Doing this isn’t fair. Being here isn’t fair. This life is sometimes so unfair. So full of hurt you can’t explain unless to another who has also been there. You hurt for your child, although they know no different – you do. And you weep inside and out for what they must endure. You weep because you feel helpless, powerless and you must watch them endure.

I see the pain behind the smile. It lurks in the words of positivity you often speak. You can’t fool me. I know you. I know your scared, overflowing, joyful and broken heart. I know it has no bottom for that dear one you adore. I know it stings. I know it’s sore.

Momma, I feel you. I feel your heartaches, your nausea, your headaches, your sleepless nights, the hesitation in your step as you drag yourself forward because –  THERE. IS. NO. OTHER. WAY. I feel the desperation in your longing – the day you pray will come – when worry of health and sickness will wither away, wash away. Please – take all this away.

I hear your heart stop when the doctor enters the room with results. When a fever is never just a fever, a cough is always something more, weekly therapies, visits to specialists and the ER are your normal. I know the staggering halt that encompasses your entire being. When the world stops revolving and begins spinning, spinning, spinning, out of your control. I know you want to make it stop.

I smell the sweet victory when you can overcome that fear – fight the foe with all that is in you, and then nestle tightly in the quiet moments where the intoxicating scent of your child’s head, the stroke of your finger along his soft and fleshy cheek, holding tiny feet in the palm of your hand, is the elixir of all that is right, and good enough, to always bring you back. Back to carefree, worry-free, stress-free. Even if only for a little while.

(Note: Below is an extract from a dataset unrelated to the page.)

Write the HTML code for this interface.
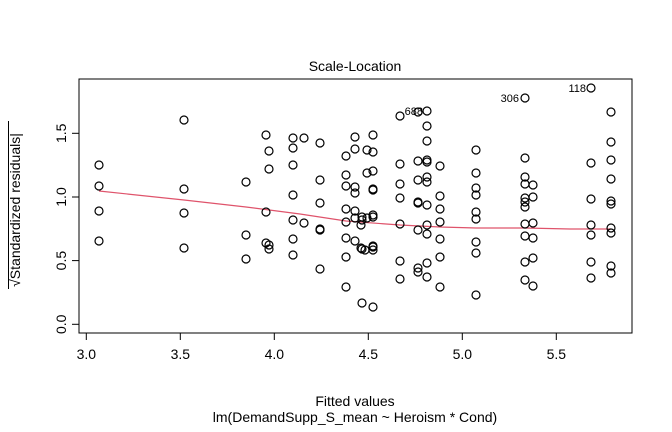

I see you there. Soaking in every. precious. moment. Because we know too well, Momma, another one of these is never guaranteed.

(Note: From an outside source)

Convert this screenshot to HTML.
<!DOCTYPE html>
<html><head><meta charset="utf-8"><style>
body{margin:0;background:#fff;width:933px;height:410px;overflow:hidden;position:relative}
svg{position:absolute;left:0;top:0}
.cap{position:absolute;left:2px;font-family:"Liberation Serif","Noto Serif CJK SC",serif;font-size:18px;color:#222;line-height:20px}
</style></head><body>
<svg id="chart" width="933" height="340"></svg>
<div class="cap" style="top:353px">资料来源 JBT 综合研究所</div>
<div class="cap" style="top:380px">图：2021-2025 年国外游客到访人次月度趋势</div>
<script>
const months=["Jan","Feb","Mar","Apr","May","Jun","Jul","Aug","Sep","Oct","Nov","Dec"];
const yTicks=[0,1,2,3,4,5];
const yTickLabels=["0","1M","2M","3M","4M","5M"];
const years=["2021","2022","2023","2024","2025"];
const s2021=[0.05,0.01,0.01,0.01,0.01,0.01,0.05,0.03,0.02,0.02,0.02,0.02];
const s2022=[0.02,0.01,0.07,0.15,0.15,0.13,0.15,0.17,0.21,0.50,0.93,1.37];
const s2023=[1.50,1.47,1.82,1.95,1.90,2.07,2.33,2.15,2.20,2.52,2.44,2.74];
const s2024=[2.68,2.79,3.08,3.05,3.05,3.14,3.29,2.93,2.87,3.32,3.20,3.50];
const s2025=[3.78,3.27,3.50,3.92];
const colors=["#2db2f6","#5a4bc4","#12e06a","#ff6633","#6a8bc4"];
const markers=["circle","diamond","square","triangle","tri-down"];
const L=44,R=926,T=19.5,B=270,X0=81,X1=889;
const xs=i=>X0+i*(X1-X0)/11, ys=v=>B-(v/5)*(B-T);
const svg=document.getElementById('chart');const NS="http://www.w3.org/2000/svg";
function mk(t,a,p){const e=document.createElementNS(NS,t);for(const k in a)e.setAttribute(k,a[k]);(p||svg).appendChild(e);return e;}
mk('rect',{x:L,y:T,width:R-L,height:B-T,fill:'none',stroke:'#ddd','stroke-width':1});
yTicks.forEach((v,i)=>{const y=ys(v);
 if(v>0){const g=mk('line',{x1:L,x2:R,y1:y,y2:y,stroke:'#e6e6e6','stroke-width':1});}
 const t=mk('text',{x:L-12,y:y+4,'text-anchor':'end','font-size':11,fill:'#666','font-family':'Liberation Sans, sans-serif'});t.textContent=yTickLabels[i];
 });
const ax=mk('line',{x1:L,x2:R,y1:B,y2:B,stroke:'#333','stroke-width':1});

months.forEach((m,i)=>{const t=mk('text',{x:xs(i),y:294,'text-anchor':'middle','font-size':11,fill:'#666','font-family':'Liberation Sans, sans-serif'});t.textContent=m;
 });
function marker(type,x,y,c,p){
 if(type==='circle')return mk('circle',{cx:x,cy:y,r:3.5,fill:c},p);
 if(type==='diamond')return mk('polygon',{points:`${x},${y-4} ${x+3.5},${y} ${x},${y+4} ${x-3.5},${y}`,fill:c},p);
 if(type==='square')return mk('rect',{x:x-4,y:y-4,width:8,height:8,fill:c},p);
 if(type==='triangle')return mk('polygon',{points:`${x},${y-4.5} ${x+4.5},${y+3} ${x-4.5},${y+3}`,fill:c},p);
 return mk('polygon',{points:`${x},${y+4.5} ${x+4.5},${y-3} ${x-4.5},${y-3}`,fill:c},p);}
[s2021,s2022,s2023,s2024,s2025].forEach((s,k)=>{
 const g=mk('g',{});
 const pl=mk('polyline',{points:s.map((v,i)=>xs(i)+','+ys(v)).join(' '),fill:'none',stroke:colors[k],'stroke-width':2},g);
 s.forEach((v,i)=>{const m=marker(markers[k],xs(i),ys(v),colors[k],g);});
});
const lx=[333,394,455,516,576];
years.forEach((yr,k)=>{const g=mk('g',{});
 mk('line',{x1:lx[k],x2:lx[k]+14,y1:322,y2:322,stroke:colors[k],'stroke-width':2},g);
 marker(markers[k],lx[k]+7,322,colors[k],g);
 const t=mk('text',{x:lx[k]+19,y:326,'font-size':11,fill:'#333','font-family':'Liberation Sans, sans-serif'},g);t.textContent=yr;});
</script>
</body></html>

I see you playing with him, chasing, tickling, giggling, loving. Wholehearted love. Fierce love. Love that defies anything this messed up earth could bring. A love that fights, hopes, and a love that stings like no other when you find you are helpless to the illnesses and diseases beyond your control.

I see you struggling to keep it all together, Momma. Fighting back the tears, the lump that grows in your throat that you never let out – can’t let out – are afraid to let out. I see you change the station because you simply cannot listen to “that” song – not today, not now. Maybe not ever. I see you congratulate a new mom, and I also see you cry in secret as the pain of your own losses, missed opportunities and anger over a cruel disease, overtake you. I know the guilt you will feel – for everything. For being too much, too little, not enough, wanting more, having more than you believe you deserve. For wishing your child never had to endure life living this fear. That you, wouldn’t have to live this fear.

I know that sometimes when you cry it comes out of your eyes, but sometimes, many times, it just stays in your soul.

I see you strong, Momma. I see you now. I’ve seen you in the past and I know I will see you again. Please listen to me. Read my words. Take my words. You are stronger than you know. You have more fire and feist than a pen of wild bulls, because this is your baby – your heart, your soul. When you feel weak and fragile, like you can’t even make it to your pillow – trust. With all that is in you, trust, and keep your faith close. Power comes in times like these. Strength comes in times like these – where in that brave, costly, intentional action of the heart, pure love wholly lives.

I know you, Momma. I hear you and I see you, and we never need words to speak what we know of each other in our hearts. Your worry is my worry. Your fear is my fear. My strength is your strength – so take it. When you are running low and weary from the fight, press on. When your chest is heavy and you can’t breathe, see the beauty in front of you, pour your heart into the joy that is before you. Hold that baby tight and carry him through…and I will carry you.

Peace be still, Momma. Peace be still.